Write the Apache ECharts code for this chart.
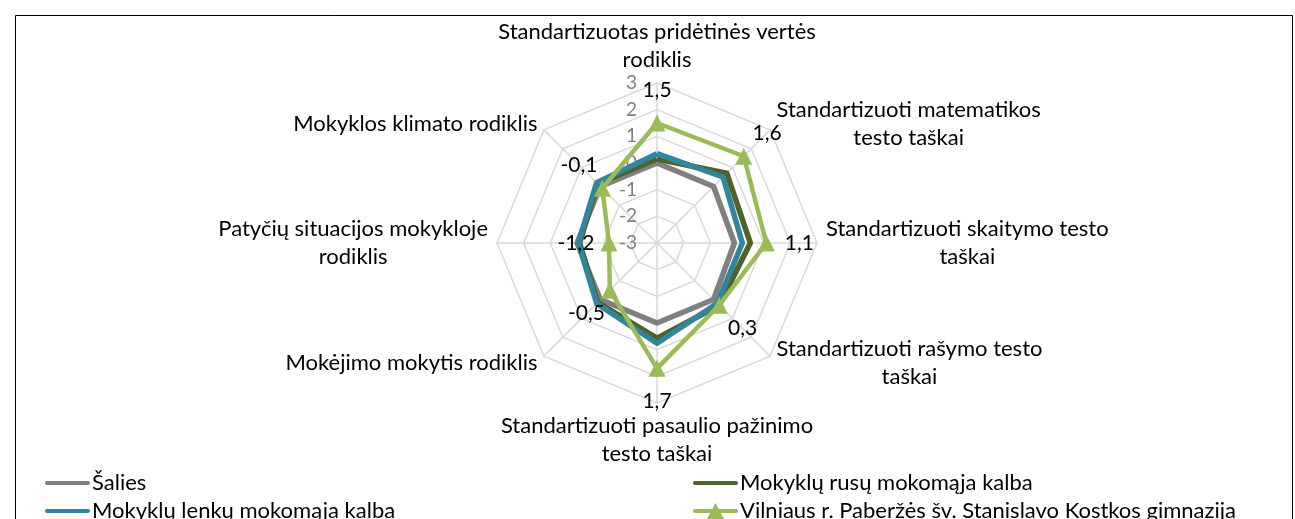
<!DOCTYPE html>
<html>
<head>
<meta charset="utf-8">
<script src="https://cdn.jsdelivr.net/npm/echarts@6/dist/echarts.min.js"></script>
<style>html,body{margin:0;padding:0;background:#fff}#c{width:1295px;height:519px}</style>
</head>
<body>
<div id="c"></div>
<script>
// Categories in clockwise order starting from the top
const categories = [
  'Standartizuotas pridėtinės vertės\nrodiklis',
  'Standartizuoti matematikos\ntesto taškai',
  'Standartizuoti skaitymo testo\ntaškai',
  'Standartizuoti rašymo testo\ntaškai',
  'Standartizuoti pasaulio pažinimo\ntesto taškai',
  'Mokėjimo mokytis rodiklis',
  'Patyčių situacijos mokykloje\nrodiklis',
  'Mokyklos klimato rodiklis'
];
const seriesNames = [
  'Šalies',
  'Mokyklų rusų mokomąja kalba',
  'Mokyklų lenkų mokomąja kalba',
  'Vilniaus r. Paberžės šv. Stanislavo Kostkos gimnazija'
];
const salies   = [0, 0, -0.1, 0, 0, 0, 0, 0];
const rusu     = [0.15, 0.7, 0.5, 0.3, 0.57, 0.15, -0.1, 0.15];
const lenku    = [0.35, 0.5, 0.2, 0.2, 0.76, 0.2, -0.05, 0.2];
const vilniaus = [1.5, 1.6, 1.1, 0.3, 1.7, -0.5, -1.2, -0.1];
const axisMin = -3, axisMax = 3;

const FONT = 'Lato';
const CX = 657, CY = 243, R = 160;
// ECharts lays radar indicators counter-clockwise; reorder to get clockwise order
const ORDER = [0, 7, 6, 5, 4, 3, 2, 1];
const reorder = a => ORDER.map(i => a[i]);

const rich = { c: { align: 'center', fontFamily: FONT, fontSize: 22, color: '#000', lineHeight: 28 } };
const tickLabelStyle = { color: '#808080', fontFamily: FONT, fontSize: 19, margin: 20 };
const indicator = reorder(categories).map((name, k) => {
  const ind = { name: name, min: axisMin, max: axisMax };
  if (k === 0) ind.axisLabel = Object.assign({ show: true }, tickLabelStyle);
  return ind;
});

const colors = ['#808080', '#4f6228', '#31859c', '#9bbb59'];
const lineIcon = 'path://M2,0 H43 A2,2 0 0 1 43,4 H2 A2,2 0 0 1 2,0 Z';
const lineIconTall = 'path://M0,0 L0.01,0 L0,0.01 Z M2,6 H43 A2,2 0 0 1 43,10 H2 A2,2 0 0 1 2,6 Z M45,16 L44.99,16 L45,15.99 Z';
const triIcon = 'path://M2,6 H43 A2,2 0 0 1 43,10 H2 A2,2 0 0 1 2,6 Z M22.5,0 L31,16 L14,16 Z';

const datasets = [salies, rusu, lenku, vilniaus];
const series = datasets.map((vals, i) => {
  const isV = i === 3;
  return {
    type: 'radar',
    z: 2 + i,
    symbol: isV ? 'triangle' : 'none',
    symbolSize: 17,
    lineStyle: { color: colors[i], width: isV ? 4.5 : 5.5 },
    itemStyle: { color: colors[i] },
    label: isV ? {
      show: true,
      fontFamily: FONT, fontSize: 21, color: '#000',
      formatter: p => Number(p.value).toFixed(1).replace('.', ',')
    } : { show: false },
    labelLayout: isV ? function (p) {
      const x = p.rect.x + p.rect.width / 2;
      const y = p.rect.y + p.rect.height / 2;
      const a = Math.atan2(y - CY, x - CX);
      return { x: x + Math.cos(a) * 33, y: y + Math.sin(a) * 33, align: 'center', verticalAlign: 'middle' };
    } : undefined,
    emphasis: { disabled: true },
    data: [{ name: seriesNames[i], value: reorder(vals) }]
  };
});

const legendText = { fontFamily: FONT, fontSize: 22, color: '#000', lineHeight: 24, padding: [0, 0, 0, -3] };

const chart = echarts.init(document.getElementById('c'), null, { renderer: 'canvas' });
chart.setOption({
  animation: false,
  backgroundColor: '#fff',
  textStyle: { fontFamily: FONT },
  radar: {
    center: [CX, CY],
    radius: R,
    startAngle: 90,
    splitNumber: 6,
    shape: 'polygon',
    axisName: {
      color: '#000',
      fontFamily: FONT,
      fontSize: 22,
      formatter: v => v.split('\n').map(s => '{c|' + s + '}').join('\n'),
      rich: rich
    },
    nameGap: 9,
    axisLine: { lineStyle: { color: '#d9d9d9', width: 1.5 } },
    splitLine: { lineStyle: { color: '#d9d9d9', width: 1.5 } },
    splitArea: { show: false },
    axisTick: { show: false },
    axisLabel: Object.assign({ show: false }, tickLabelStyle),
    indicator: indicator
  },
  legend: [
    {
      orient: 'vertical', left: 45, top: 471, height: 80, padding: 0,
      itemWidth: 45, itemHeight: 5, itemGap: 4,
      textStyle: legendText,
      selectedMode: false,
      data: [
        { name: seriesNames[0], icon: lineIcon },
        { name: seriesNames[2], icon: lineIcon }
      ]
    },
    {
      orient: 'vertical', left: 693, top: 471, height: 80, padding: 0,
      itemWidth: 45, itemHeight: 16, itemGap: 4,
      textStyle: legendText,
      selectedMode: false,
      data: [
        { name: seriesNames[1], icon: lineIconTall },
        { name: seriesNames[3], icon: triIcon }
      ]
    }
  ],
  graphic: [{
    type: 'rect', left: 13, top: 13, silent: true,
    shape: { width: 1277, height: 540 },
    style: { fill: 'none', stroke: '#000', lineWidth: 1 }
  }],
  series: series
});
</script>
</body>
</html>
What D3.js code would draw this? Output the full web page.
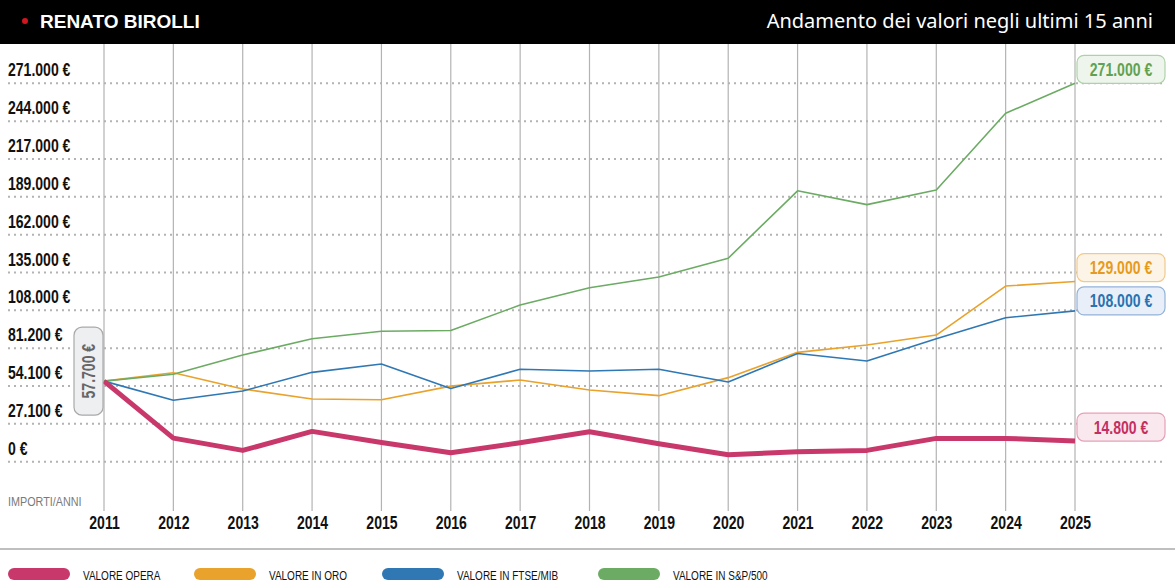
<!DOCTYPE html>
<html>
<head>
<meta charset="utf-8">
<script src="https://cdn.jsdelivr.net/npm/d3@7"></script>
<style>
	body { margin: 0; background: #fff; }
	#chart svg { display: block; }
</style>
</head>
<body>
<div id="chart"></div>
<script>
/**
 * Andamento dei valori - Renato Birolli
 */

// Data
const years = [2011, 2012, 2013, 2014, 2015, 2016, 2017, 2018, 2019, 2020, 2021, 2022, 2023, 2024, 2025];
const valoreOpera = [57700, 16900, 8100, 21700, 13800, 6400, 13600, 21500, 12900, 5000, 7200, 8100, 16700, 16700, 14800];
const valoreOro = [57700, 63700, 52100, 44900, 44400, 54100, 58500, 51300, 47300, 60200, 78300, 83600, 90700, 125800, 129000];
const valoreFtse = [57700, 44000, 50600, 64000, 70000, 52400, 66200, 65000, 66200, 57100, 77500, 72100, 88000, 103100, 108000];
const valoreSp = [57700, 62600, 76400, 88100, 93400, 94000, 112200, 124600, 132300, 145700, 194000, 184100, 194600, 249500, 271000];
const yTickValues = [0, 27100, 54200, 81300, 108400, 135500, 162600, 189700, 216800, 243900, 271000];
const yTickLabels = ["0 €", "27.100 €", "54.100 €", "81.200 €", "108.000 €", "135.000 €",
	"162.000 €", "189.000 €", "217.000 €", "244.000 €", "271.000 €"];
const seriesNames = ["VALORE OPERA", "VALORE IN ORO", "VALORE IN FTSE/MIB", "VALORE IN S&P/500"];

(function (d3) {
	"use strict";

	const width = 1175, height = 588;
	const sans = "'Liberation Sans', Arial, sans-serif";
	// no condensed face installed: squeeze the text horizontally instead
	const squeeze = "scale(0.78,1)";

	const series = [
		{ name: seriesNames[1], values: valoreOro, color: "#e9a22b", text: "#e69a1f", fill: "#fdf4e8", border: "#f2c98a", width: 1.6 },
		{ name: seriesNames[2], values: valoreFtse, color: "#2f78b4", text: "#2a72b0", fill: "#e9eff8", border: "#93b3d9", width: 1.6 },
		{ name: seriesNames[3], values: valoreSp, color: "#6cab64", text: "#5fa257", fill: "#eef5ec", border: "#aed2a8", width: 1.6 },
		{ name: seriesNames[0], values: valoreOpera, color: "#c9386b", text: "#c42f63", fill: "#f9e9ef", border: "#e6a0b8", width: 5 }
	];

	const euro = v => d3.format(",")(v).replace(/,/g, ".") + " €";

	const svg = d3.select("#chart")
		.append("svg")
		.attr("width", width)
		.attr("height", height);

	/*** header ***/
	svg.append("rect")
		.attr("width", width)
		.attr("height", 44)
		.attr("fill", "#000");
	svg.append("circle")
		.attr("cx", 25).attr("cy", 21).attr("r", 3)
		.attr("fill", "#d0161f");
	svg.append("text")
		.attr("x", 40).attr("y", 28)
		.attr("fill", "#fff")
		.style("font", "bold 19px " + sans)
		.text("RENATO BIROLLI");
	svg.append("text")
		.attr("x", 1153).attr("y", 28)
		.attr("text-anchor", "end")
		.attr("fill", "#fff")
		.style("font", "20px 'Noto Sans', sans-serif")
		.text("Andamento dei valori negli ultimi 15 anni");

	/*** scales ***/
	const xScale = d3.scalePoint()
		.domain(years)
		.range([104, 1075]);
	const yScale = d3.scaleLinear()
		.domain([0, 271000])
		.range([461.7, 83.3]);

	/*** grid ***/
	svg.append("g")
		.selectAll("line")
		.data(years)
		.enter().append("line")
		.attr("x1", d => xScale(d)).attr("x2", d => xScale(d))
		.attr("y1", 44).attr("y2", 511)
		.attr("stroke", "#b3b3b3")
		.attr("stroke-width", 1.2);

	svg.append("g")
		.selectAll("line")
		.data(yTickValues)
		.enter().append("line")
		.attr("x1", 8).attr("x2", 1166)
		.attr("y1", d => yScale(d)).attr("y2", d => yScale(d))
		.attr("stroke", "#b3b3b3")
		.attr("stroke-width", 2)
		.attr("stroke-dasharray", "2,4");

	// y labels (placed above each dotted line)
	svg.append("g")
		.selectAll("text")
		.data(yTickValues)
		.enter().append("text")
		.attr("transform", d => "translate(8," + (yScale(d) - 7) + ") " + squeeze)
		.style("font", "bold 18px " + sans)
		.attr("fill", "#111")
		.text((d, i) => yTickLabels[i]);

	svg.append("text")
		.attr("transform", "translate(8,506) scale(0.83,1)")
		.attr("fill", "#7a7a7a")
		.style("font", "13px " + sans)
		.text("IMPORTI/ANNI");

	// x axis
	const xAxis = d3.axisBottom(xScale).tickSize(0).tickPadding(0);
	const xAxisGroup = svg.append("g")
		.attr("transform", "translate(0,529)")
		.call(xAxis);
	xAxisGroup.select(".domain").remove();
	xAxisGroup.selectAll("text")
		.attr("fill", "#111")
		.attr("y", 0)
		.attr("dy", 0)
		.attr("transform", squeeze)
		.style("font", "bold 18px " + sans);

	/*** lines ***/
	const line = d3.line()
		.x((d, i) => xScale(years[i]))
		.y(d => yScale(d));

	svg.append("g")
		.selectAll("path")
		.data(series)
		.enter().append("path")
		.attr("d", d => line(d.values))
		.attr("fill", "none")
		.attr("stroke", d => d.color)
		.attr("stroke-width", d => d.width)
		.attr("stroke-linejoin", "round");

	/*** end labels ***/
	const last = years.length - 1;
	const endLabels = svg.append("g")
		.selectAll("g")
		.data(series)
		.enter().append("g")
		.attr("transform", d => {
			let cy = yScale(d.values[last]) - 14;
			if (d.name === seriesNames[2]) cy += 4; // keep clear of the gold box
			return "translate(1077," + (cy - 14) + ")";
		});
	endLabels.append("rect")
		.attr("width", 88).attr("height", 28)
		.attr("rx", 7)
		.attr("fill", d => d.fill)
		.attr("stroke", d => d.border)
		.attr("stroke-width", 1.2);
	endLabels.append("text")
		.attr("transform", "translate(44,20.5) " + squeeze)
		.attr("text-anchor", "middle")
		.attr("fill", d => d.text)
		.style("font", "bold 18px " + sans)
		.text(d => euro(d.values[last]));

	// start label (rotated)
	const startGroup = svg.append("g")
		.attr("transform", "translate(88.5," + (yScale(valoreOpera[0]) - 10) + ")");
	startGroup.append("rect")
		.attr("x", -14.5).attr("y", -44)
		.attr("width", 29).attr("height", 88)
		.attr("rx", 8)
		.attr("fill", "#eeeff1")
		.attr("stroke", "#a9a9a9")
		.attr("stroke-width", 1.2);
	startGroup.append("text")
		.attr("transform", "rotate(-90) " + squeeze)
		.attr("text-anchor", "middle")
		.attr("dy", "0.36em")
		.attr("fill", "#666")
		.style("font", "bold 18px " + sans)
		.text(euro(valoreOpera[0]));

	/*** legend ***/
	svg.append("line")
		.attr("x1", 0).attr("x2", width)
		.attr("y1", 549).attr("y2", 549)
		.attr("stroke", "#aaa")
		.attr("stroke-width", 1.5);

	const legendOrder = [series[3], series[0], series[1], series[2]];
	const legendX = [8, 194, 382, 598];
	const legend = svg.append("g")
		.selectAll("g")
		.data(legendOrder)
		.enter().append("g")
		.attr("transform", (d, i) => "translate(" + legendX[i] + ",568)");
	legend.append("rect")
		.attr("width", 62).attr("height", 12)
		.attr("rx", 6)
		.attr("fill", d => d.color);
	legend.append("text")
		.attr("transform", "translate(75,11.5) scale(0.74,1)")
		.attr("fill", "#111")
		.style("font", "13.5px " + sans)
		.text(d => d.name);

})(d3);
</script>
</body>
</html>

......

* [STATED TASK]: Go through the entries above and copy every line containing "code".

* [EXERCISE OUTPUT]:
Write the Apache ECharts code for this chart.
What D3.js code would draw this? Output the full web page.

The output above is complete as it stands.